My plan is solid. Think about it.

By: Nash Bruce Mon, 22 Aug 2011 17:55:01 +0000 @11 Neil: It is because of the Coriolis Force. The teams on the left (coast) have a more difficult time of it!!!

By: Mike L Mon, 22 Aug 2011 15:35:47 +0000 58@Jbird-no offense intended or taken. 162 games over six months is a lot of games, and, I'm kind of a purist. Letting half the teams into the playoffs seems to render a lot of that moot. A lot of people (rightfully) gripe about the power of the Red Sox, Yankees, and Phillies. That type of playoff system virtually guarantees that they will make it in, while at the same time rendering their accomplishments as having little more value than bragging rights. With 37 games to go, the Phillies have a 20 game lead over the 8th place team, and the Yankees and Boston have about 14 game leads over the AL 8th place team. So, if you were managing those three teams, how much do you rest your regulars, what do you do with your starting rotation, when the rosters expand in september do you have mostly your AAA team out there on any given night?

By: Jbird Mon, 22 Aug 2011 07:29:19 +0000 Mike,

Your bottom line angle of 8 teams being too many is totally right. Your comment led me to introspection and this realisation. Upon review, six are plenty. Perhaps, even, too many. I wouldn't personally feel so, myself, but some of the old school guys in the back would probably like to see a return to how it was in the good 'ol days when the american league winner would play the national league winner in The post-season World Series for all the marbles, too. I like those guys.

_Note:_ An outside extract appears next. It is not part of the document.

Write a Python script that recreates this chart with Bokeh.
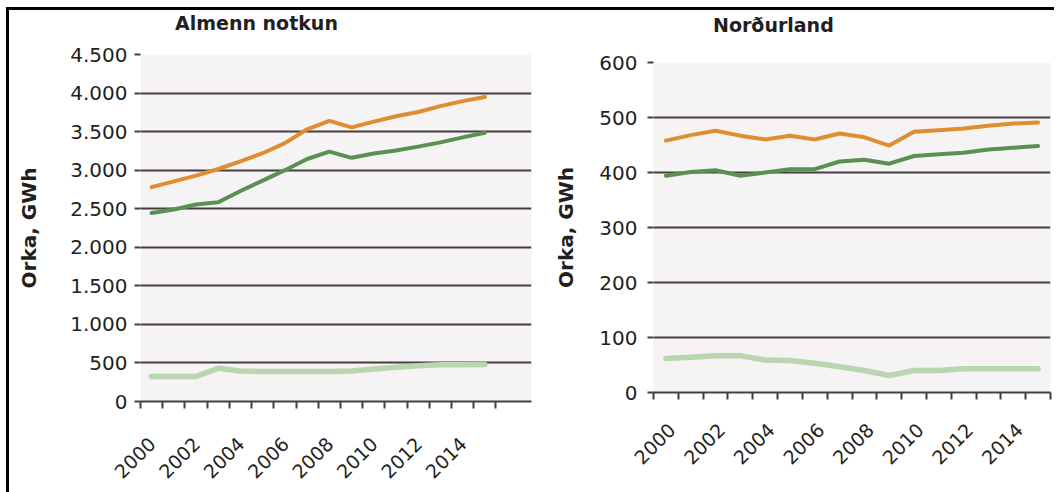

Are there 8 playoff teams per league in football?
That was the loose base model I used and custom-modified.
Maybe the fantasy football prompted the fantasy baseball line.
But, again, i dont have a clue what it means.

I enjoy listening to games on the radio. Stops me dead in my tracks every time i hear it. I should go out of my way to do it more often.

I took offense to some perceived "inorganic" baseball fan label.
I hope that there was none intended or that I can come to understand what you're getting at a little better. Also, that none has been given.

I've been pretty awkward communicatively most of my life. Got a little add or something, but who doesn't. Otherwise we'd be homeboys in real life instead e-talking e-friends.

"I'm no angel, but I'm also not worthless."

Hope you hang out, Mike. This is as real as it gets :O)

By: Jbird Mon, 22 Aug 2011 06:41:04 +0000 not sure how the 8 team playoff notion turns me into a person "where the only thing you care about are the stats." ouch. definite exception taken. i've never actually played fantasy baseball. have no clue what you do. change your avatars? (had to ask m'lady what those things were actually called) i was just running one potential outcome through the chute a little. first line of the post was 'one take on...'

I Love the game. like the stats, too. a lot. but when i go to, or even watch on tv, for that matter, a game, i dont bring pencils or laptops. Nothin', dog. i just love watchin the game. its really that simple for me. thanks for your comment.